Link building has to do with establishing authority for your website, and it’s one of the most important cars in the race in terms of ranking. It requires an organic effort in building your brand and nurturing your audience to help amplify your content.
You can think of link building as growing your reputation and it should be organic/natural. If you have ten articles published in high-quality sites, but they all have the same anchor text, Google will know link-building is happening and lower rank. Anchor text needs to be varied.
In an ideal world, people naturally link to your site because of the value your content provides. More realistically, an outreach team tries to get content mentioned in other blogs or submits guest posts with a link back to the original blog.

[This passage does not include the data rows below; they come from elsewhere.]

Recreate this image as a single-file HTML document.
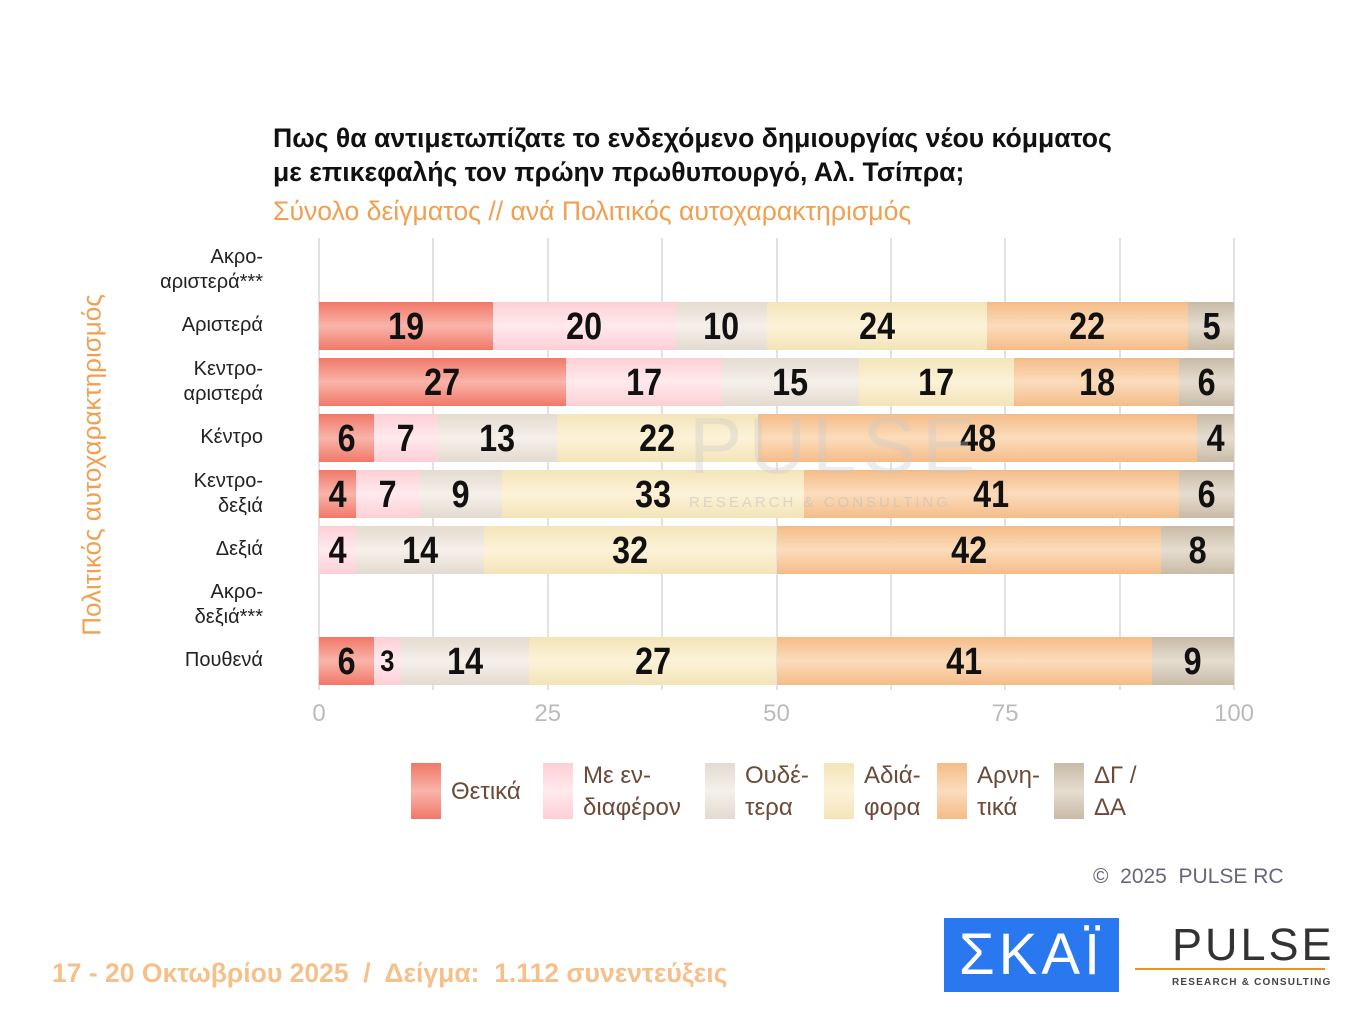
<!DOCTYPE html>
<html><head><meta charset="utf-8"><style>
body{margin:0;width:1360px;height:1020px;background:#fff;position:relative;overflow:hidden;font-family:"Liberation Sans","DejaVu Sans",sans-serif}
.a{position:absolute}
.t{font-weight:bold;font-size:26.6px;color:#111;white-space:nowrap}
.seg{position:absolute;height:48px}
.num{position:absolute;top:0;height:48px;line-height:50px;text-align:center;font-weight:bold;font-size:38px;color:#111}
.num span{display:inline-block;transform:scaleX(.85)}
.rl{position:absolute;right:1097px;text-align:right;font-size:20px;color:#222;line-height:25px;white-space:nowrap}
.g{position:absolute;top:238px;height:452px;width:2px;background:#e2e2e2}
.tk{position:absolute;top:700px;font-size:24px;color:#bbb;width:60px;text-align:center}
.lg{position:absolute;top:763px;width:30px;height:56px}
.lt{position:absolute;top:760px;font-size:24px;color:#6b4a3a;line-height:32px}
</style></head><body>
<div class="a t" style="left:273px;top:123px">Πως θα αντιμετωπίζατε το ενδεχόμενο δημιουργίας νέου κόμματος</div>
<div class="a t" style="left:273px;top:157px">με επικεφαλής τον πρώην πρωθυπουργό, Αλ. Τσίπρα;</div>
<div class="a" style="left:273px;top:196px;font-size:26.6px;color:#f0a050;white-space:nowrap">Σύνολο δείγματος // ανά Πολιτικός αυτοχαρακτηρισμός</div>
<div class="a" style="left:92px;top:465px;font-size:26px;color:#f0a050;transform:translate(-50%,-50%) rotate(-90deg);white-space:nowrap">Πολιτικός αυτοχαρακτηρισμός</div>
<div id="c"></div>
<div class="a" style="left:689px;top:400px;font-size:80px;color:rgba(200,200,200,.35);letter-spacing:6px">PULSE</div>
<div class="a" style="left:689px;top:494px;font-size:15px;color:rgba(190,190,190,.5);letter-spacing:3px">RESEARCH &amp; CONSULTING</div>
<div class="a" style="left:1093px;top:865px;font-size:21px;color:#667">©&nbsp; 2025&nbsp; PULSE RC</div>
<div class="a" style="left:944px;top:918px;width:175px;height:74px;background:#2a78f0;color:#fff;font-size:58px;line-height:74px;text-align:center;letter-spacing:4px">ΣΚΑΪ</div>
<div class="a" style="left:1172px;top:920px;font-size:45px;color:#333;letter-spacing:3px;line-height:50px">PULSE</div>
<div class="a" style="left:1135px;top:968px;width:190px;height:2px;background:#f0901e"></div>
<div class="a" style="left:1172px;top:977px;font-size:10px;color:#444;letter-spacing:1.2px;font-weight:bold">RESEARCH &amp; CONSULTING</div>
<div class="a" style="left:52px;top:958px;font-size:26.5px;font-weight:bold;color:#f5c08a;white-space:nowrap">17 - 20 Οκτωβρίου 2025&nbsp; /&nbsp; Δείγμα:&nbsp; 1.112 συνεντεύξεις</div>
<script>
var cols=[["#f07868","#f9b4aa"],["#fdcfd5","#ffeaee"],["#e4dbd0","#f5f0ea"],["#f3e4b8","#fcf2d8"],["#f4bc88","#fbdcbc"],["#c8baa6","#e6ddd0"]];
function gr(c){return "linear-gradient(to bottom,"+c[0]+","+c[1]+" 50%,"+c[0]+")"}
var h="";
for(var i=0;i<9;i++)h+='<div class="g" style="left:'+(318+i*114.4)+'px"></div>';
[0,25,50,75,100].forEach(function(v){h+='<div class="tk" style="left:'+(319+v*9.15-30)+'px">'+v+'</div>'});
var rows=[["Ακρο-<br>αριστερά***",null],["Αριστερά",[19,20,10,24,22,5]],["Κεντρο-<br>αριστερά",[27,17,15,17,18,6]],["Κέντρο",[6,7,13,22,48,4]],["Κεντρο-<br>δεξιά",[4,7,9,33,41,6]],["Δεξιά",[0,4,14,32,42,8]],["Ακρο-<br>δεξιά***",null],["Πουθενά",[6,3,14,27,41,9]]];
rows.forEach(function(r,i){var cy=270+i*55.9;var two=r[0].indexOf("<br>")>0;
h+='<div class="rl" style="top:'+(cy-(two?25:13))+'px">'+r[0]+'</div>';
if(!r[1])return;var x=319;
r[1].forEach(function(v,j){if(!v)return;var w=v*9.15;
h+='<div class="seg" style="left:'+x+'px;top:'+(cy-24)+'px;width:'+w+'px;background:'+gr(cols[j])+'"><div class="num" style="left:0;width:'+w+'px;'+(v<4?'font-size:30px':'')+'"><span>'+v+'</span></div></div>';x+=w;});});
var lg=[[411,"Θετικά",""],[543,"Με εν-","διαφέρον"],[705,"Ουδέ-","τερα"],[824,"Αδιά-","φορα"],[937,"Αρνη-","τικά"],[1054,"ΔΓ /","ΔΑ"]];
lg.forEach(function(l,j){h+='<div class="lg" style="left:'+l[0]+'px;background:'+gr(cols[j])+'"></div>';
h+='<div class="lt" style="left:'+(l[0]+40)+'px;'+(l[2]?'':'top:776px')+'">'+l[1]+(l[2]?'<br>'+l[2]:'')+'</div>'});
document.getElementById("c").innerHTML=h;
</script>
</body></html>
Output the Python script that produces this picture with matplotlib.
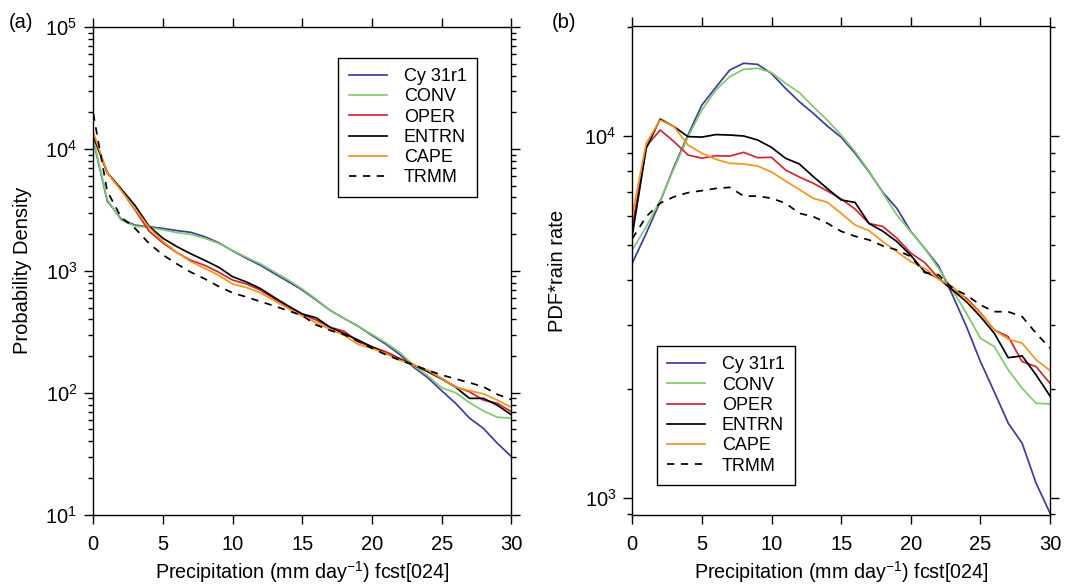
import numpy as np
import matplotlib
matplotlib.use("Agg")
import matplotlib.pyplot as plt
from matplotlib.ticker import LogLocator, NullFormatter, FixedLocator

plt.rcParams['font.family'] = ['Liberation Sans', 'DejaVu Sans']
plt.rcParams['mathtext.default'] = 'regular'

# rain rate (mm/day), one value per integer bin
rain = np.arange(0, 31)

# (a) probability density
pdf_cy31r1 = [11800, 3750, 2660, 2370, 2300, 2230, 2140, 2070, 1905, 1700, 1460,
              1266, 1110, 950, 815, 696, 576, 474, 407, 352, 296,
              250, 206, 162, 133, 104, 82, 62, 51, 38.5, 30]
pdf_conv = [12000, 3850, 2600, 2330, 2270, 2170, 2060, 1990, 1850, 1680, 1470,
            1290, 1140, 980, 840, 710, 585, 475, 407, 352, 301,
            257, 214, 167, 138, 110, 100, 83, 71, 63, 62]
pdf_oper = [12800, 6400, 4600, 3160, 2120, 1690, 1410, 1220, 1110, 975, 840,
            780, 695, 590, 505, 440, 395, 344, 320, 262, 238,
            217, 191, 169, 153, 131, 112, 102, 87, 82, 70]
pdf_entrn = [12800, 6400, 4700, 3430, 2320, 1850, 1580, 1380, 1220, 1070, 895,
             810, 715, 604, 515, 443, 412, 344, 306, 271, 238,
             210, 188, 169, 149, 130, 111, 90, 90, 79, 66]
pdf_cape = [13650, 6400, 4555, 3226, 2270, 1740, 1420, 1190, 1050, 920, 780,
            730, 660, 570, 490, 425, 376, 331, 297, 250, 231,
            210, 185, 169, 153, 131, 111, 104, 98, 87, 76]
pdf_trmm = [19500, 4500, 2750, 2230, 1680, 1350, 1140, 975, 860, 745, 660,
            610, 560, 515, 470, 430, 360, 325, 300, 265, 232,
            205, 185, 169, 153, 140, 130, 121, 112, 97, 88]

# (b) PDF * rain rate
pr_cy31r1 = [4450, 5380, 6580, 8225, 10060, 12180, 13630, 15220, 15890, 15780, 14880,
             13550, 12440, 11550, 10660, 9920, 8960, 7960, 6980, 6310, 5450,
             4890, 4370, 3630, 2970, 2380, 1960, 1606, 1413, 1096, 906]
pr_conv = [4840, 5610, 6640, 8140, 9960, 11800, 13400, 14590, 15290, 15390, 14980,
           13990, 13180, 12050, 11070, 10060, 9060, 8000, 6945, 6050, 5435,
           4890, 4305, 3750, 3234, 2760, 2615, 2255, 2005, 1823, 1815]
pr_oper = [5600, 9350, 10390, 9645, 8860, 8680, 8820, 8800, 9010, 8710, 8730,
           8055, 7700, 7400, 7050, 6700, 6280, 5730, 5620, 5215, 4745,
           4466, 4043, 3750, 3558, 3247, 2908, 2787, 2377, 2302, 2070]
pr_entrn = [5320, 9250, 11140, 10610, 9960, 9930, 10090, 10060, 10000, 9750, 9300,
            8680, 8366, 7720, 7160, 6655, 6550, 5730, 5450, 5105, 4675,
            4215, 4043, 3750, 3482, 3166, 2848, 2437, 2465, 2185, 1910]
pr_cape = [6050, 9545, 11070, 10610, 9440, 8960, 8620, 8404, 8366, 8260, 7950,
           7510, 7110, 6720, 6560, 6110, 5675, 5472, 5100, 4790, 4494,
           4305, 4017, 3832, 3522, 3235, 2908, 2743, 2673, 2405, 2245]
pr_trmm = [5200, 5985, 6520, 6790, 6970, 7060, 7160, 7210, 6820, 6820, 6725,
           6520, 6110, 5985, 5740, 5450, 5280, 5160, 4965, 4840, 4640,
           4190, 4130, 3795, 3630, 3410, 3267, 3265, 3166, 2848, 2590]

names = ['Cy 31r1', 'CONV', 'OPER', 'ENTRN', 'CAPE', 'TRMM']
colors = ['#3a3d9e', '#82c86e', '#d02630', 'black', '#f7931e', 'black']
styles = ['-', '-', '-', '-', '-', '--']

fig = plt.figure(figsize=(10.65, 5.85), dpi=100)
ax1 = fig.add_axes([0.0876, 0.1202, 0.3925, 0.8336])
ax2 = fig.add_axes([0.5937, 0.1197, 0.3922, 0.8359])

panel_a = [pdf_cy31r1, pdf_conv, pdf_oper, pdf_entrn, pdf_cape, pdf_trmm]
panel_b = [pr_cy31r1, pr_conv, pr_oper, pr_entrn, pr_cape, pr_trmm]

xlab = 'Precipitation (mm day$^{-1}$) fcst[024]'
for ax, series in [(ax1, panel_a), (ax2, panel_b)]:
    for vals, name, c, ls in zip(series, names, colors, styles):
        if ls == '--':
            ax.plot(rain, vals, color=c, lw=1.25, label=name, dashes=(4.2, 3.8))
        else:
            ax.plot(rain, vals, color=c, lw=1.25, label=name)
    ax.set_yscale('log')
    ax.set_xlim(0, 30)
    ax.xaxis.set_major_locator(FixedLocator([0, 5, 10, 15, 20, 25, 30]))
    ax.yaxis.set_minor_locator(LogLocator(base=10, subs=np.arange(2, 10)))
    ax.yaxis.set_minor_formatter(NullFormatter())
    ax.tick_params(which='both', direction='out', top=True, right=True,
                   labelsize=14.5, width=1.0, colors='black')
    ax.tick_params(which='major', length=6.5)
    ax.tick_params(which='minor', length=3.5)
    ax.tick_params(axis='x', which='major', pad=8)
    ax.tick_params(axis='y', which='major', pad=5)
    for sp in ax.spines.values():
        sp.set_linewidth(1.0)
    ax.set_xlabel(xlab, fontsize=14.2)
    ax.xaxis.set_label_coords(0.5, -0.091)

ax1.set_ylim(10, 1e5)
ax2.set_ylim(895, 20150)
ax1.set_ylabel('Probability Density', fontsize=14.5)
ax2.set_ylabel('PDF*rain rate', fontsize=14.5)
ax1.yaxis.set_label_coords(-0.147, 0.5)
ax2.yaxis.set_label_coords(-0.156, 0.5)

leg_kw = dict(loc='upper left', fontsize=13, frameon=True, fancybox=False,
              edgecolor='black', framealpha=1, borderaxespad=0,
              handlelength=2.1, handletextpad=0.92, labelspacing=0.18,
              borderpad=0.59)
l1 = ax1.legend(bbox_to_anchor=(0.5865, 0.9375), **leg_kw)
l2 = ax2.legend(bbox_to_anchor=(0.0584, 0.3462), **leg_kw)
for lg in (l1, l2):
    lg.get_frame().set_linewidth(1.0)

fig.text(0.008, 0.962, '(a)', fontsize=14.5, va='center')
fig.text(0.518, 0.962, '(b)', fontsize=14.5, va='center')

fig.savefig('out.png', dpi=100)
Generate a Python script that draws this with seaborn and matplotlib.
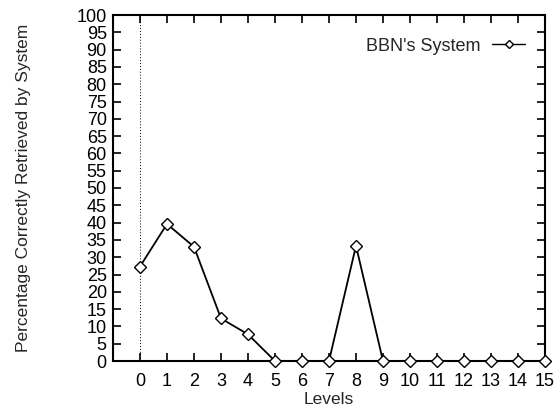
import matplotlib
matplotlib.use("Agg")
import matplotlib.pyplot as plt
import seaborn as sns
import pandas as pd

levels = list(range(16))
bbn_percent = [27.3, 39.6, 33.0, 12.3, 7.7, 0, 0, 0, 33.3, 0, 0, 0, 0, 0, 0, 0]
y_ticks = list(range(0, 101, 5))
series_name = "BBN's System"

sns.set_theme(style="ticks")
plt.rcParams["font.family"] = ["Liberation Sans", "DejaVu Sans"]

df = pd.DataFrame({"Levels": levels, "Percent": bbn_percent, "System": series_name})

fig = plt.figure(figsize=(5.57, 4.09), dpi=100)
ax = fig.add_axes([113 / 557, 1 - 361 / 409, (545 - 113) / 557, (361 - 15) / 409])

sns.lineplot(data=df, x="Levels", y="Percent", hue="System", palette=["black"],
             marker="D", markersize=6, markerfacecolor="white", markeredgecolor="black",
             markeredgewidth=1.0, linewidth=1.3, ax=ax, clip_on=False, zorder=3)

ax.axvline(0, color="black", linestyle=(0, (1, 2)), linewidth=0.7, zorder=1)

ax.set_xlim(-1, 15)
ax.set_ylim(0, 100)
ax.set_xticks(levels)
ax.set_yticks(y_ticks)
ax.tick_params(direction="in", top=True, right=True, length=6, width=1.2,
               labelsize=13, colors="black")
ax.tick_params(axis="x", pad=9)
ax.tick_params(axis="y", pad=4.5)
for s in ax.spines.values():
    s.set_linewidth(1.5)
    s.set_color("black")

ax.set_xlabel("Levels", fontsize=12.5, labelpad=1)
ax.set_ylabel("Percentage Correctly Retrieved by System", fontsize=12.5, labelpad=33)

leg = ax.legend(loc="upper right", frameon=False, fontsize=13, markerfirst=False,
                handlelength=1.8, handletextpad=0.65, borderaxespad=0.0,
                bbox_to_anchor=(0.97, 0.955))
for h in leg.legend_handles:
    h.set_markersize(4)
    h.set_linewidth(1.0)

fig.savefig("out.png", dpi=100)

Technical SEO is, in simple terms, making your website readable by search engines. A search engine isn’t a human—it can’t read and understand your website and then reason as to whether it has a quality answer to a search query. But it can crawl your website and use very sophisticated algorithms to understand whether your content is answering questions that real people are asking.
However, to make this work optimally, you need to have a technical SEO strategy. This entails having the appropriate HTML tags, properly configured web hosting, and a fast-performing website so that search engines can process your website without any hiccups. In short, it’s optimizing the technical structure and performance of your website to make it readable by search engines.
Social media plays a critical role in contributing to your SEO by increasing your brand’s exposure with the links you share across social media platforms. They influence SEO in four key ways:
Longer lifespan of your content
Increased content distribution
Increased brand recognition and reputation
Improved organic traffic
Note that the link between social media and organic traffic may be indirect. Correlations have been found, but that does not prove causality.
While correlational studies cannot show that social signals caused the rise in rankings, what social signals can do is increase the visibility of a blog on a social media platform. As social signals accumulate, more and more people will have the chance to click through to the web page.
According to Google, traffic itself is not a ranking factor. However, backlinks from other websites are one of the most important ranking factors. This is important because there is only one way for your website to gain backlinks: a website owner or blogger must know the article exists (assuming you aren’t engaged in guest posting or other outreach link building methods).
Increasing traffic heightens the chances that one of these owners or bloggers will find your article and then create their own blog, which includes a backlink to you.
Another important measure with social media is the idea of brand advocates. When your business posts a link to quality content on social media and someone shares it, they become an advocate for your brand. Think of it as a PR person who’s hyping your company. And when one person becomes an advocate for your brand, their follows do the same, and the effect flows outward to an untold amount of people.
The Bottom Line
Once you start gaining momentum in one area, it will increase your rankings and start pushing traffic to your site. But it won’t serve you well to stop there—you need to perform well in all areas since they all depend on each other to receive long-lasting, sustainable rankings.
The bottom line is that lasting results to improve your rankings, traffic and, eventually, your conversions, require focused effort across multiple areas. Keyword research, content, link building, technical SEO and social media are all critical areas. Without all parts working together, you won't be taking home a trophy anytime soon.
But with a complete strategy that abides by Google’s rulebook and a car with every part working together in the race for every aspect of SEO, you can expect to finish first and start pushing quality traffic to your site that results in higher conversions. And that’s the best kind of trophy you can hope for.